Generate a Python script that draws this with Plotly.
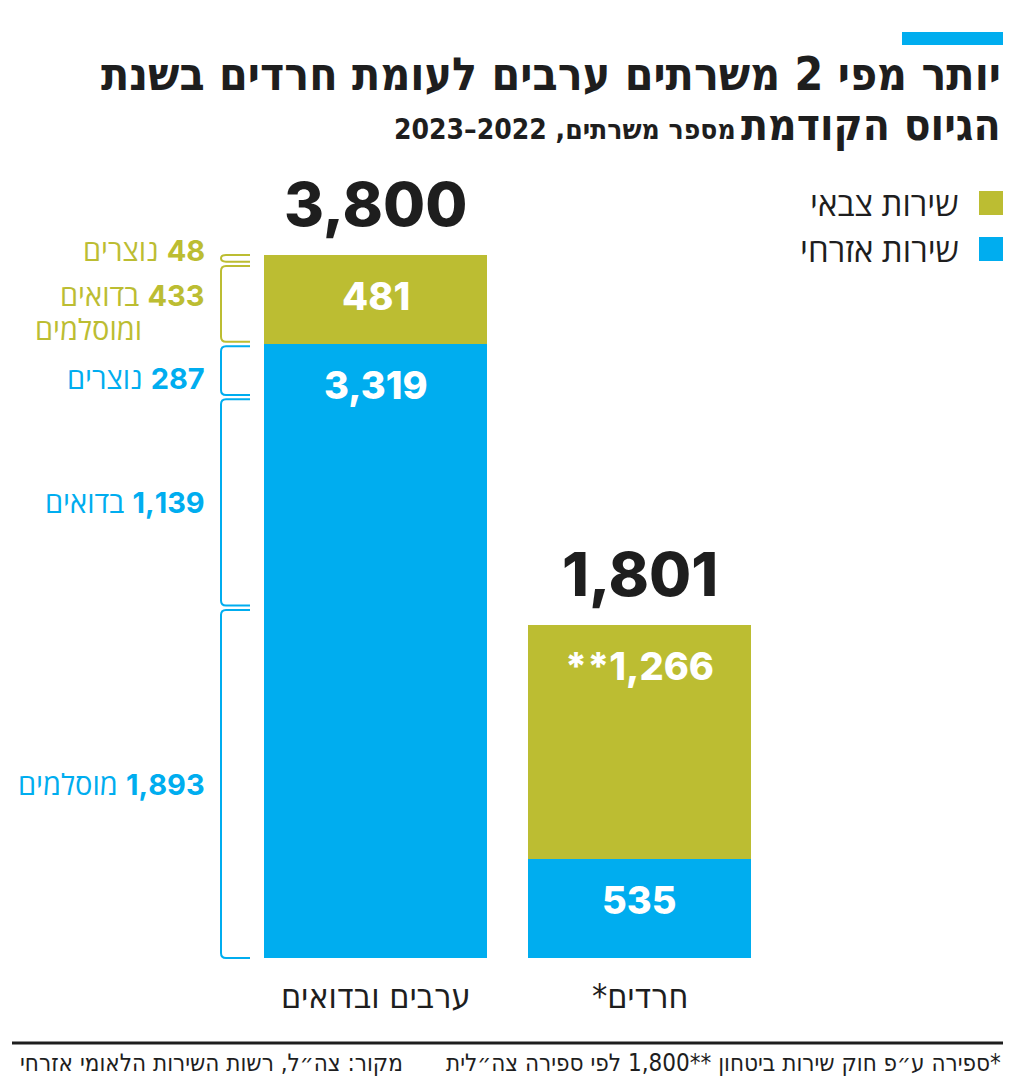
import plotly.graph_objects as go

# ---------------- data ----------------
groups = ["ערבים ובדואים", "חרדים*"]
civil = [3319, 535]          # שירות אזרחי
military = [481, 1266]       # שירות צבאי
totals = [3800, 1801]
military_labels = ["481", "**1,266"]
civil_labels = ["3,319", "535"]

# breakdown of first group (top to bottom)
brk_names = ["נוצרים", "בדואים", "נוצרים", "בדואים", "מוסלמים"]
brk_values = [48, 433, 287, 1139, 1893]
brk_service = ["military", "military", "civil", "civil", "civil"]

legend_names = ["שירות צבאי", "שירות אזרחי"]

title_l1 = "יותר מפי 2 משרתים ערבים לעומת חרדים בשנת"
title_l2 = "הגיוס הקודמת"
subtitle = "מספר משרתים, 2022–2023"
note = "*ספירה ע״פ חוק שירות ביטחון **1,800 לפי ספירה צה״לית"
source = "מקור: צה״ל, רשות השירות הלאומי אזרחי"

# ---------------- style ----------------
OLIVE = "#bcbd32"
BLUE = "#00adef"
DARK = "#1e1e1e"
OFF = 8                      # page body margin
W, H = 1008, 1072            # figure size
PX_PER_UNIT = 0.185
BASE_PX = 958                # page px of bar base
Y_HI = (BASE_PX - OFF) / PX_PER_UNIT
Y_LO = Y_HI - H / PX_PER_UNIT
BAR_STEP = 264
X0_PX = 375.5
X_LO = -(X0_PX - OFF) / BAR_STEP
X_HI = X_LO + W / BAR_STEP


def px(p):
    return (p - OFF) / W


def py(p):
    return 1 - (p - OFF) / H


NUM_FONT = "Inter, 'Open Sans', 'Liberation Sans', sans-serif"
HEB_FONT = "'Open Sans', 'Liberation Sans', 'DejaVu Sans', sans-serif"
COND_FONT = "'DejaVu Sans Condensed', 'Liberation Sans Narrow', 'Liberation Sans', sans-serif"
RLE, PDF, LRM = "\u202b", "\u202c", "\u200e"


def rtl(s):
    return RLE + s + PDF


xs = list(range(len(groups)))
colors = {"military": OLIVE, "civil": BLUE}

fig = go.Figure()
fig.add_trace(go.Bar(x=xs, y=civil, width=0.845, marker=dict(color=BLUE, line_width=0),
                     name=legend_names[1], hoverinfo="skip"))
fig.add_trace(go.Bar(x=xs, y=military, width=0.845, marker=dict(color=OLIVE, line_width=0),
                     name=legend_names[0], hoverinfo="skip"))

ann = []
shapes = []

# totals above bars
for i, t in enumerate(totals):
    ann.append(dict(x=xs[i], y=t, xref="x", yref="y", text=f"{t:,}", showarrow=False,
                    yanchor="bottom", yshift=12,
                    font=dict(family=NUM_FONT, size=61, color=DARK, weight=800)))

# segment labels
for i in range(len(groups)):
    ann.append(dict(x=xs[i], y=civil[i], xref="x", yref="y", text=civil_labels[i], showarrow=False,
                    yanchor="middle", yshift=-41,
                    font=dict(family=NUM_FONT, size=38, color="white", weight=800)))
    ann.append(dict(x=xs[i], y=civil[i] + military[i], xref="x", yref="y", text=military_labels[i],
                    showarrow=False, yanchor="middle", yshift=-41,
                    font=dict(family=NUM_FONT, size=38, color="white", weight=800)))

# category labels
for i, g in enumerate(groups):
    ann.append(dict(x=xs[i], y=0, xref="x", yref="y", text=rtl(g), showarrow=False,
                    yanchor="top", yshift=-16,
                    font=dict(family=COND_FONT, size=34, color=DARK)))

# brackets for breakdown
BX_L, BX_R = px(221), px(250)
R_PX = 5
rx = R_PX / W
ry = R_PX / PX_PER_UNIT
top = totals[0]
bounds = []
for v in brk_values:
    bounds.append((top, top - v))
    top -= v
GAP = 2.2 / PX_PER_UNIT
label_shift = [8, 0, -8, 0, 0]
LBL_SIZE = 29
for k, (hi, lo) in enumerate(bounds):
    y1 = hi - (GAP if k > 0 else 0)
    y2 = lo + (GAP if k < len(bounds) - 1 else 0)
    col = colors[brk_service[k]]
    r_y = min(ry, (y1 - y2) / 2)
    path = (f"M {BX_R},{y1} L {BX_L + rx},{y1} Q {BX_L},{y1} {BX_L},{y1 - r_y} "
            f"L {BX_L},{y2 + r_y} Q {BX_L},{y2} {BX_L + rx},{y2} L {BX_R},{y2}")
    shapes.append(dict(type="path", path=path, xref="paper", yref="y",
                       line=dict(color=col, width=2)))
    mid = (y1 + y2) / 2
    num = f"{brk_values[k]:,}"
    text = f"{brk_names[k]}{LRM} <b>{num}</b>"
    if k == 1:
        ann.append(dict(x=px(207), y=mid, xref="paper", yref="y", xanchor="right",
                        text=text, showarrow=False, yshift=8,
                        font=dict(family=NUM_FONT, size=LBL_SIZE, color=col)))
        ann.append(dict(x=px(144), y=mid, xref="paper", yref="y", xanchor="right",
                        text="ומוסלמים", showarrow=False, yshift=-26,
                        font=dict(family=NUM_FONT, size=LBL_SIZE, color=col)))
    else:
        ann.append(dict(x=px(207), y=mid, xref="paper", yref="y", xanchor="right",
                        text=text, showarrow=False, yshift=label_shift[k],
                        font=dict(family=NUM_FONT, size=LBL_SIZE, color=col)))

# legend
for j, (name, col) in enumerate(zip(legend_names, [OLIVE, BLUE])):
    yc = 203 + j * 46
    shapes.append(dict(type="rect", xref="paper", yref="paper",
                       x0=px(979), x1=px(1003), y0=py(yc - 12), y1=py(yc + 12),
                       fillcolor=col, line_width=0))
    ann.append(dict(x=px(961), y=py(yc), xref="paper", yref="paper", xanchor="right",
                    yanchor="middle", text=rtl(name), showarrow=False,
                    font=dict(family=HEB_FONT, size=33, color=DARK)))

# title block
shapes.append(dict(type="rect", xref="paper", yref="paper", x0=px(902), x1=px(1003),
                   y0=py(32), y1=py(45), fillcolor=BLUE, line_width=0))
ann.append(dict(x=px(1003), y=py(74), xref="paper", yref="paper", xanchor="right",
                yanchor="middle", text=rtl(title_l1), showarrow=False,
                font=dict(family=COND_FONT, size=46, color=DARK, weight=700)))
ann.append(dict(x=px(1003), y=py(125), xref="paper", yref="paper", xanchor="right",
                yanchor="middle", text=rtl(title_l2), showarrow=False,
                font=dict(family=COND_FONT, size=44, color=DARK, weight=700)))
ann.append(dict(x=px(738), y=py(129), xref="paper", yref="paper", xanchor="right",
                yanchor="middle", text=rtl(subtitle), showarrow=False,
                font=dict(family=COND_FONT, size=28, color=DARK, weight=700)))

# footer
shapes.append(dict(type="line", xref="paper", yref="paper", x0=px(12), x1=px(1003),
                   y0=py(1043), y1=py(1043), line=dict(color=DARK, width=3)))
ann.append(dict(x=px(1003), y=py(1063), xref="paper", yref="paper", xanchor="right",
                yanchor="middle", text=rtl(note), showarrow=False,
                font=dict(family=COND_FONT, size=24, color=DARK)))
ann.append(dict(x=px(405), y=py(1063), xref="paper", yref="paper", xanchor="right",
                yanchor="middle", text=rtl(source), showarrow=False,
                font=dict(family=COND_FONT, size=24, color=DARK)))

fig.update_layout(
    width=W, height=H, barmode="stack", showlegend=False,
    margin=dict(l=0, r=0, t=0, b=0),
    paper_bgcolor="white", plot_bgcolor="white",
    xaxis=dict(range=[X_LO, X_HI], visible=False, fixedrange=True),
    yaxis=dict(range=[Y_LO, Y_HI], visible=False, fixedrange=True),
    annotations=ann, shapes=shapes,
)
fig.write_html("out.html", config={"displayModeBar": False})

(SHORT PROBLEM): Emit the lines of the material exactly, from its first line to the line containing "return 1 - (p - OFF) / H", inclusive; leave every picture out.

(THE RESULT):
Generate a Python script that draws this with Plotly.
import plotly.graph_objects as go

# ---------------- data ----------------
groups = ["ערבים ובדואים", "חרדים*"]
civil = [3319, 535]          # שירות אזרחי
military = [481, 1266]       # שירות צבאי
totals = [3800, 1801]
military_labels = ["481", "**1,266"]
civil_labels = ["3,319", "535"]

# breakdown of first group (top to bottom)
brk_names = ["נוצרים", "בדואים", "נוצרים", "בדואים", "מוסלמים"]
brk_values = [48, 433, 287, 1139, 1893]
brk_service = ["military", "military", "civil", "civil", "civil"]

legend_names = ["שירות צבאי", "שירות אזרחי"]

title_l1 = "יותר מפי 2 משרתים ערבים לעומת חרדים בשנת"
title_l2 = "הגיוס הקודמת"
subtitle = "מספר משרתים, 2022–2023"
note = "*ספירה ע״פ חוק שירות ביטחון **1,800 לפי ספירה צה״לית"
source = "מקור: צה״ל, רשות השירות הלאומי אזרחי"

# ---------------- style ----------------
OLIVE = "#bcbd32"
BLUE = "#00adef"
DARK = "#1e1e1e"
OFF = 8                      # page body margin
W, H = 1008, 1072            # figure size
PX_PER_UNIT = 0.185
BASE_PX = 958                # page px of bar base
Y_HI = (BASE_PX - OFF) / PX_PER_UNIT
Y_LO = Y_HI - H / PX_PER_UNIT
BAR_STEP = 264
X0_PX = 375.5
X_LO = -(X0_PX - OFF) / BAR_STEP
X_HI = X_LO + W / BAR_STEP


def px(p):
    return (p - OFF) / W


def py(p):
    return 1 - (p - OFF) / H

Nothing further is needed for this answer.